GIVEN TASK = Leaving out the pictures, retype the lines from the beginning of the listing through the line containing "ReferenceLine, LabelList, Legend".

PROVIDED MATERIAL =
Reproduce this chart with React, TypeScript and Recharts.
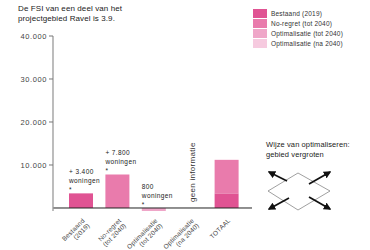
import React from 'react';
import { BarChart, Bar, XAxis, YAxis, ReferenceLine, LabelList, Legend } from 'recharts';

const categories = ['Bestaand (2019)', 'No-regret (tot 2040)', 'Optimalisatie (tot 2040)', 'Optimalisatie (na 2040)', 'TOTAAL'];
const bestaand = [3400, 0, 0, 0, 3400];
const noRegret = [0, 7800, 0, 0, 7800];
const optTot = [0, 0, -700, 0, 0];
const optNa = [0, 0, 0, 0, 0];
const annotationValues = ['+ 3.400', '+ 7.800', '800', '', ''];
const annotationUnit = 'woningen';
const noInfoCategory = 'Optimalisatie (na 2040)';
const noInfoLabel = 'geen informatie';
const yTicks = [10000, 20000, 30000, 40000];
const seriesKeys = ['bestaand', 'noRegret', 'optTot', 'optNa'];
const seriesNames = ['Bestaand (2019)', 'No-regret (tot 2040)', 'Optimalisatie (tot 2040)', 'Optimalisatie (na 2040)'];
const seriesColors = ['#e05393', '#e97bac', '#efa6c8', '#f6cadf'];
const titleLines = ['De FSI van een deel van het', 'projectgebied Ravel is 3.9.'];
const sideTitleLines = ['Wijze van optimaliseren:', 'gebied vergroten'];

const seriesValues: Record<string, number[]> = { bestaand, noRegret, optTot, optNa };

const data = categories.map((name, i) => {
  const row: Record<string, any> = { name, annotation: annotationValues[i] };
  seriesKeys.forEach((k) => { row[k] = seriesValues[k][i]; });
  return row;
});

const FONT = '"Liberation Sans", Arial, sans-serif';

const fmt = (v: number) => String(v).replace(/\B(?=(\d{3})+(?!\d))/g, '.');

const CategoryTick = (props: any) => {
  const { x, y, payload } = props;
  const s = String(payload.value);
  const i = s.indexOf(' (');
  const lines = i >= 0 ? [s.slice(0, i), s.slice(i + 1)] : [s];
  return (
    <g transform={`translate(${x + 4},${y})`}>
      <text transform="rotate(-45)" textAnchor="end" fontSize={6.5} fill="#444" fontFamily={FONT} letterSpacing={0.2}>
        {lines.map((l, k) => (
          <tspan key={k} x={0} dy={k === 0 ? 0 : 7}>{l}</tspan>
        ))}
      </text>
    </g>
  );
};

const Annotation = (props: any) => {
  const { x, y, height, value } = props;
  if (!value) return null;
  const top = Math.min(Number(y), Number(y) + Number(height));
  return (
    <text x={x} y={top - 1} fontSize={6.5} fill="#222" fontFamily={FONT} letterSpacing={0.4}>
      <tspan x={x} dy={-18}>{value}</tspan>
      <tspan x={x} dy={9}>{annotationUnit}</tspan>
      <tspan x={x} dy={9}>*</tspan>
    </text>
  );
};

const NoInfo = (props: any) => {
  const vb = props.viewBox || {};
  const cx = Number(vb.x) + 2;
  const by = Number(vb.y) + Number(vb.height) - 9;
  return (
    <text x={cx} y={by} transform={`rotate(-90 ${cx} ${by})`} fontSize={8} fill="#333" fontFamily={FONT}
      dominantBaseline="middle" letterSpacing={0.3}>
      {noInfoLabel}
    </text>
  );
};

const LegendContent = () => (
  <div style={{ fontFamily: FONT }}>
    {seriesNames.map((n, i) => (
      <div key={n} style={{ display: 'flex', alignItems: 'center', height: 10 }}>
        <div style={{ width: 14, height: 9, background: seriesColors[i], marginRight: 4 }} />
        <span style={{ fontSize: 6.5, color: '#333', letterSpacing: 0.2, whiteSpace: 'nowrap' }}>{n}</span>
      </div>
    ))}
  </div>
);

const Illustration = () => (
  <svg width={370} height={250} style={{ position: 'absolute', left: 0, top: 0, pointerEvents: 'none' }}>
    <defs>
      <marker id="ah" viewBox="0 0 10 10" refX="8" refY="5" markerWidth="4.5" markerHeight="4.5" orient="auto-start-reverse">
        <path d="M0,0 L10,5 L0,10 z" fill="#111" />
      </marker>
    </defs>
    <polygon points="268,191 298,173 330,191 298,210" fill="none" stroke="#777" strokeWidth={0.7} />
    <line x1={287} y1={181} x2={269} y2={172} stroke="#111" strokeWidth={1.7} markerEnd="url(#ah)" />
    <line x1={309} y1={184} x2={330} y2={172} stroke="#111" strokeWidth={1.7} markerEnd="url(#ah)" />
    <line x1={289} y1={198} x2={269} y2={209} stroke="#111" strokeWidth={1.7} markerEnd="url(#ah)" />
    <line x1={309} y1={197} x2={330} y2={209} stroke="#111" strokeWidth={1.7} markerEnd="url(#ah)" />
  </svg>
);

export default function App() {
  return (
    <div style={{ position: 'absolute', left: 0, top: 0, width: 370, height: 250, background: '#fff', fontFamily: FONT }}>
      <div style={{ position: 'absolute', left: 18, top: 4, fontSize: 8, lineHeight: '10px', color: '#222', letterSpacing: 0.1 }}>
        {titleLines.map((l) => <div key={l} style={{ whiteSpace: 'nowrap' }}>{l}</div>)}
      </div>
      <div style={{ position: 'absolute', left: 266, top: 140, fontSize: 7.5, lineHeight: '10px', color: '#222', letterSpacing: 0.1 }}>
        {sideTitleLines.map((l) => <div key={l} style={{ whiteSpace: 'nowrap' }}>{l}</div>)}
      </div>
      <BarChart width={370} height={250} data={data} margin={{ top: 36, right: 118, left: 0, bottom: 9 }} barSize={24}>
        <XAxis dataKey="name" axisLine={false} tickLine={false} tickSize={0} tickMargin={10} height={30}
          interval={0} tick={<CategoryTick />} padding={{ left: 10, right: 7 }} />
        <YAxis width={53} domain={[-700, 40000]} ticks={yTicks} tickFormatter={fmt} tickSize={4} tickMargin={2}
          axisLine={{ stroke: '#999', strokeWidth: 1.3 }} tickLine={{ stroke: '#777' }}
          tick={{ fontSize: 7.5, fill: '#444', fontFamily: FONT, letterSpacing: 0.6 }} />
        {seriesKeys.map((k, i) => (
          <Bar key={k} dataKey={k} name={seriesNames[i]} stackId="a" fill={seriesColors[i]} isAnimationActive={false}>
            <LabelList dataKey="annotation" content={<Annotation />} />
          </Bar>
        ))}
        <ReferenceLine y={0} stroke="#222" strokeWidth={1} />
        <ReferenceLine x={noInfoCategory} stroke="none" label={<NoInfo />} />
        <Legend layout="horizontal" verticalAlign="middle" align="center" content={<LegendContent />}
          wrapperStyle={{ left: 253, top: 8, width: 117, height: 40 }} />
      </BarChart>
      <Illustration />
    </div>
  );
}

SOLUTION =
Reproduce this chart with React, TypeScript and Recharts.
import React from 'react';
import { BarChart, Bar, XAxis, YAxis, ReferenceLine, LabelList, Legend } from 'recharts';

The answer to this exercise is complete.